-- Your goal --
Extract the text of each entry below exactly, leaving every image behind.
***
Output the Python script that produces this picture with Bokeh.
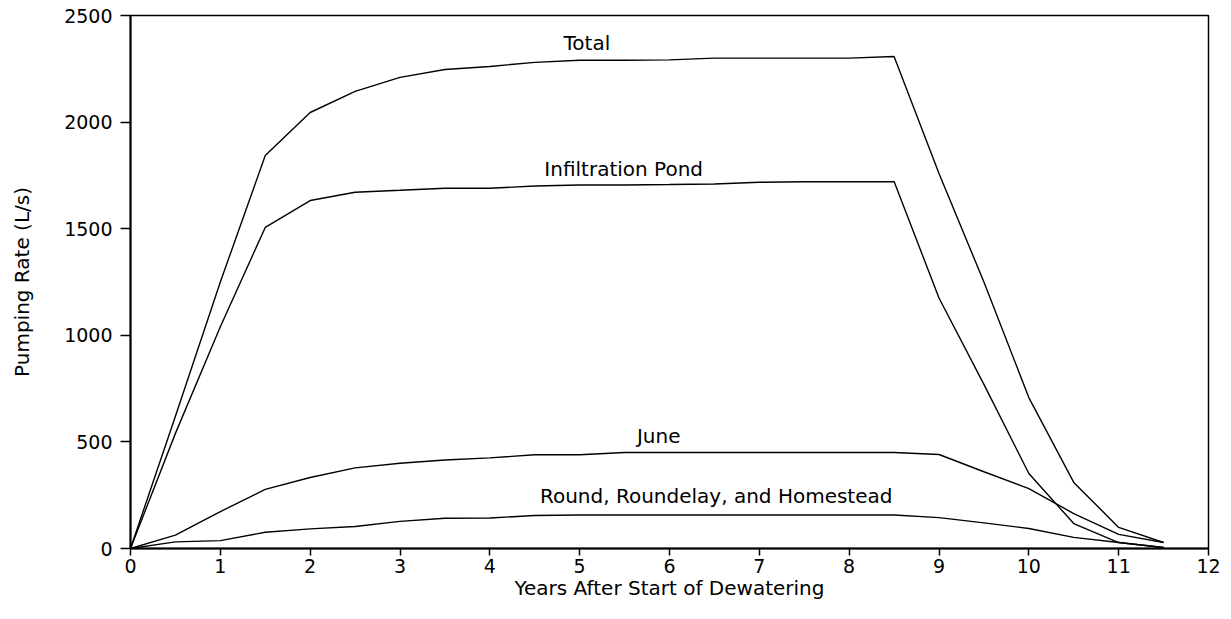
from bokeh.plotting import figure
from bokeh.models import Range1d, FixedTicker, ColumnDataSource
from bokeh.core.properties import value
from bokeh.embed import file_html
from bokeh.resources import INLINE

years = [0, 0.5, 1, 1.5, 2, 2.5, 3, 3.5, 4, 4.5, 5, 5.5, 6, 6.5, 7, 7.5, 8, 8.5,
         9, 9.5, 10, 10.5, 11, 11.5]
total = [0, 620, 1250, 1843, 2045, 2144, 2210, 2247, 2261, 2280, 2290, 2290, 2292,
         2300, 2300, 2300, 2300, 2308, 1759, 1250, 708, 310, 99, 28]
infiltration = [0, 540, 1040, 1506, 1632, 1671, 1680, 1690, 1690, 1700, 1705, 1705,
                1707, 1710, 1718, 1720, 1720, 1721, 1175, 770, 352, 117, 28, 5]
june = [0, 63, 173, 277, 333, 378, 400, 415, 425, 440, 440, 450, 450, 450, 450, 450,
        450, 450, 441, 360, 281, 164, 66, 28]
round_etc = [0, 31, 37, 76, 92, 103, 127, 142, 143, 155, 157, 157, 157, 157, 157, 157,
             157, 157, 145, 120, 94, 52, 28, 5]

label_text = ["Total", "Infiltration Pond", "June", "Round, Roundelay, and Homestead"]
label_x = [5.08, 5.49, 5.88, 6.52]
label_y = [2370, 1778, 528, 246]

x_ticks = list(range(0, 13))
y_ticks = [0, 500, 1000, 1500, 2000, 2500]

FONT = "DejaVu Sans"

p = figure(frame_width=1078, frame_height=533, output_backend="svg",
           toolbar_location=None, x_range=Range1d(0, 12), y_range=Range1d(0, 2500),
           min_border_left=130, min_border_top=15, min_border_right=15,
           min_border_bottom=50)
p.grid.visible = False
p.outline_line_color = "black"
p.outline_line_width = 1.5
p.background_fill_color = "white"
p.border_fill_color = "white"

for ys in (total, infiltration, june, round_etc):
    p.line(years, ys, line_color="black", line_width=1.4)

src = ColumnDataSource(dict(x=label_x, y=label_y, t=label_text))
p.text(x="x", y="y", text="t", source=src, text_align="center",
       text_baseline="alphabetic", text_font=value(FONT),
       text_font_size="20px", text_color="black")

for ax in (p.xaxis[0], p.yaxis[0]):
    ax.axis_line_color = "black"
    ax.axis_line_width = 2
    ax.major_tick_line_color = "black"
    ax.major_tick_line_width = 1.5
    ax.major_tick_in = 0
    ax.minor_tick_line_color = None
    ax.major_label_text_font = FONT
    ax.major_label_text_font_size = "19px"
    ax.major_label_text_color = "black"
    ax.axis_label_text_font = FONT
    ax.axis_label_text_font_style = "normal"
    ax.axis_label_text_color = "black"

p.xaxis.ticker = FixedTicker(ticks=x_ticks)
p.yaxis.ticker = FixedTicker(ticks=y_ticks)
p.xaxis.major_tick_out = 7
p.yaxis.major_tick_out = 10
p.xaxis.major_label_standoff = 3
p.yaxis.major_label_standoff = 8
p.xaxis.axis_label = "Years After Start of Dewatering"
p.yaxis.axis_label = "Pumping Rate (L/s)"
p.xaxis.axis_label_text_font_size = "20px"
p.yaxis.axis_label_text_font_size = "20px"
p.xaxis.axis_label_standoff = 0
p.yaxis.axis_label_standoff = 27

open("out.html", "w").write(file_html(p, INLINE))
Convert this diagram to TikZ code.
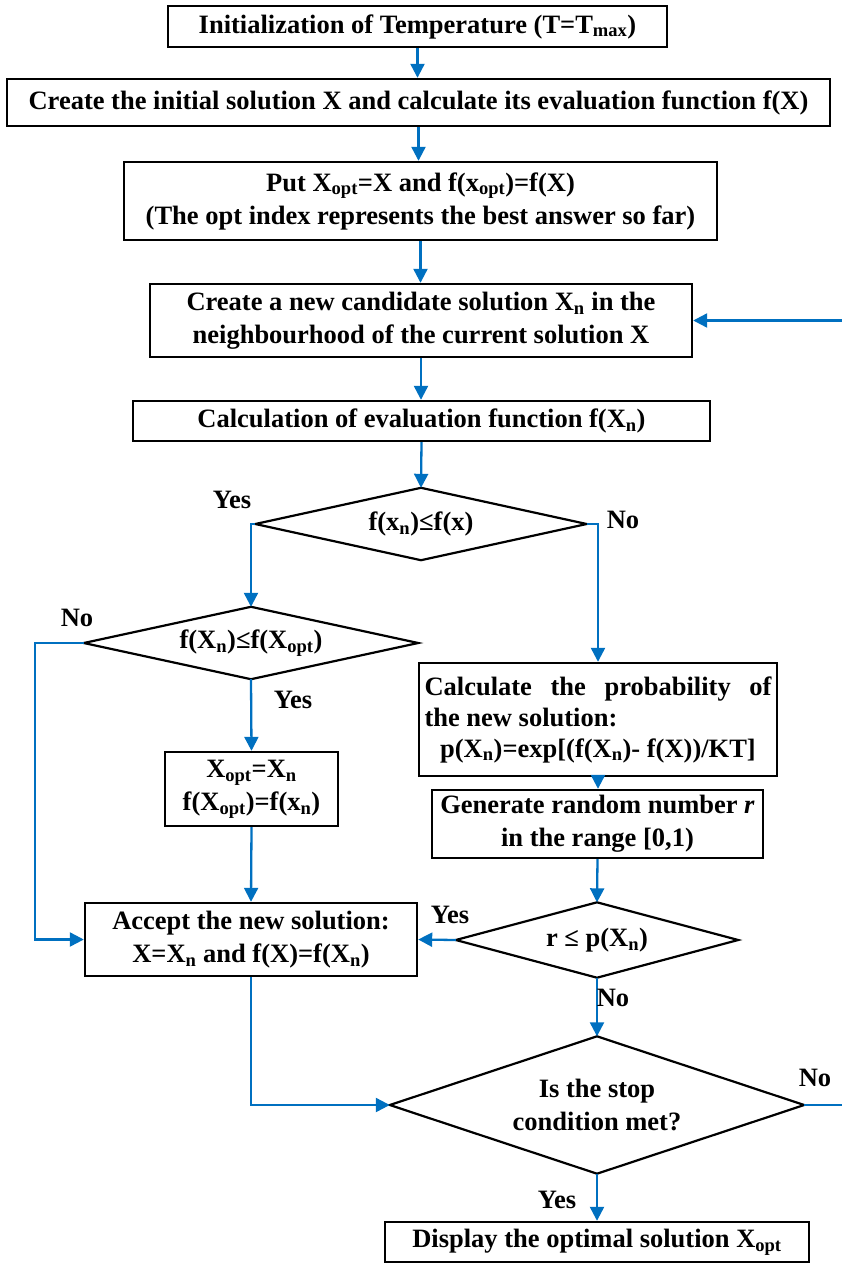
***
-- Output of the task --
Output the Python script that produces this picture with Bokeh.
from bokeh.plotting import figure
from bokeh.models import Range1d, FixedTicker, ColumnDataSource
from bokeh.core.properties import value
from bokeh.embed import file_html
from bokeh.resources import INLINE

years = [0, 0.5, 1, 1.5, 2, 2.5, 3, 3.5, 4, 4.5, 5, 5.5, 6, 6.5, 7, 7.5, 8, 8.5,
         9, 9.5, 10, 10.5, 11, 11.5]
total = [0, 620, 1250, 1843, 2045, 2144, 2210, 2247, 2261, 2280, 2290, 2290, 2292,
         2300, 2300, 2300, 2300, 2308, 1759, 1250, 708, 310, 99, 28]
infiltration = [0, 540, 1040, 1506, 1632, 1671, 1680, 1690, 1690, 1700, 1705, 1705,
                1707, 1710, 1718, 1720, 1720, 1721, 1175, 770, 352, 117, 28, 5]
june = [0, 63, 173, 277, 333, 378, 400, 415, 425, 440, 440, 450, 450, 450, 450, 450,
        450, 450, 441, 360, 281, 164, 66, 28]
round_etc = [0, 31, 37, 76, 92, 103, 127, 142, 143, 155, 157, 157, 157, 157, 157, 157,
             157, 157, 145, 120, 94, 52, 28, 5]

label_text = ["Total", "Infiltration Pond", "June", "Round, Roundelay, and Homestead"]
label_x = [5.08, 5.49, 5.88, 6.52]
label_y = [2370, 1778, 528, 246]

x_ticks = list(range(0, 13))
y_ticks = [0, 500, 1000, 1500, 2000, 2500]

FONT = "DejaVu Sans"

p = figure(frame_width=1078, frame_height=533, output_backend="svg",
           toolbar_location=None, x_range=Range1d(0, 12), y_range=Range1d(0, 2500),
           min_border_left=130, min_border_top=15, min_border_right=15,
           min_border_bottom=50)
p.grid.visible = False
p.outline_line_color = "black"
p.outline_line_width = 1.5
p.background_fill_color = "white"
p.border_fill_color = "white"

for ys in (total, infiltration, june, round_etc):
    p.line(years, ys, line_color="black", line_width=1.4)

src = ColumnDataSource(dict(x=label_x, y=label_y, t=label_text))
p.text(x="x", y="y", text="t", source=src, text_align="center",
       text_baseline="alphabetic", text_font=value(FONT),
       text_font_size="20px", text_color="black")

for ax in (p.xaxis[0], p.yaxis[0]):
    ax.axis_line_color = "black"
    ax.axis_line_width = 2
    ax.major_tick_line_color = "black"
    ax.major_tick_line_width = 1.5
    ax.major_tick_in = 0
    ax.minor_tick_line_color = None
    ax.major_label_text_font = FONT
    ax.major_label_text_font_size = "19px"
    ax.major_label_text_color = "black"
    ax.axis_label_text_font = FONT
    ax.axis_label_text_font_style = "normal"
    ax.axis_label_text_color = "black"

p.xaxis.ticker = FixedTicker(ticks=x_ticks)
p.yaxis.ticker = FixedTicker(ticks=y_ticks)
p.xaxis.major_tick_out = 7
p.yaxis.major_tick_out = 10
p.xaxis.major_label_standoff = 3
p.yaxis.major_label_standoff = 8
p.xaxis.axis_label = "Years After Start of Dewatering"
p.yaxis.axis_label = "Pumping Rate (L/s)"
p.xaxis.axis_label_text_font_size = "20px"
p.yaxis.axis_label_text_font_size = "20px"
p.xaxis.axis_label_standoff = 0
p.yaxis.axis_label_standoff = 27

open("out.html", "w").write(file_html(p, INLINE))
Convert this diagram to TikZ code.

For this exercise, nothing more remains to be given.